## TASK OBJECTIVE
Each line from the top of the listing through the one holding "import matplotlib.pyplot as plt" should be restated word for word, with nothing added and no pictures.

## AVAILABLE DATA

§

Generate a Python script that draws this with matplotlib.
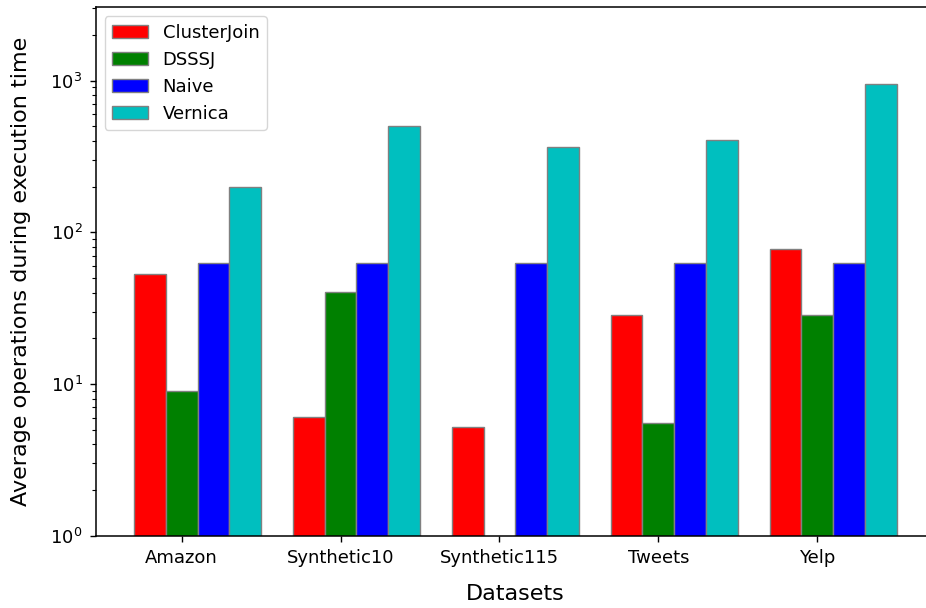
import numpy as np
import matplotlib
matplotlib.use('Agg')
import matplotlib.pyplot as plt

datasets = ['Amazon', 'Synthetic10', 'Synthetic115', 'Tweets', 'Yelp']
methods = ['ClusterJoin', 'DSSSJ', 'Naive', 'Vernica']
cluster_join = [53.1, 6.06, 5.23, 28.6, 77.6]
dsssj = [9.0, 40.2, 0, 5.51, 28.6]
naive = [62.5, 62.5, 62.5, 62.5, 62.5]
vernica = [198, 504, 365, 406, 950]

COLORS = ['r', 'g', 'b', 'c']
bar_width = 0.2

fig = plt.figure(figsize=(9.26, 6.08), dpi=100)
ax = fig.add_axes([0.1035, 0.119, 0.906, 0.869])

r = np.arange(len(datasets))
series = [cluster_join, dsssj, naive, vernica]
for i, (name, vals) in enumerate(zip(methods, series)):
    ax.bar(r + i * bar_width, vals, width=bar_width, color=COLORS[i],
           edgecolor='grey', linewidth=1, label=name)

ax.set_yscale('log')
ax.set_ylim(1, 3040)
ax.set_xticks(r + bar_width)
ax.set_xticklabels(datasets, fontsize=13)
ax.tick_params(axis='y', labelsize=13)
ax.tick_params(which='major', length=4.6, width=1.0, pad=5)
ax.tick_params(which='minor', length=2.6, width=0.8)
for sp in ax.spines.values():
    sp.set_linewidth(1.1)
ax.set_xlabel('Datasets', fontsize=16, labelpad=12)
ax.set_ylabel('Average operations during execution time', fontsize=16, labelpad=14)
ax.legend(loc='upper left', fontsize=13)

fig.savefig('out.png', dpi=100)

§

## TASK ANSWER
Generate a Python script that draws this with matplotlib.
import numpy as np
import matplotlib
matplotlib.use('Agg')
import matplotlib.pyplot as plt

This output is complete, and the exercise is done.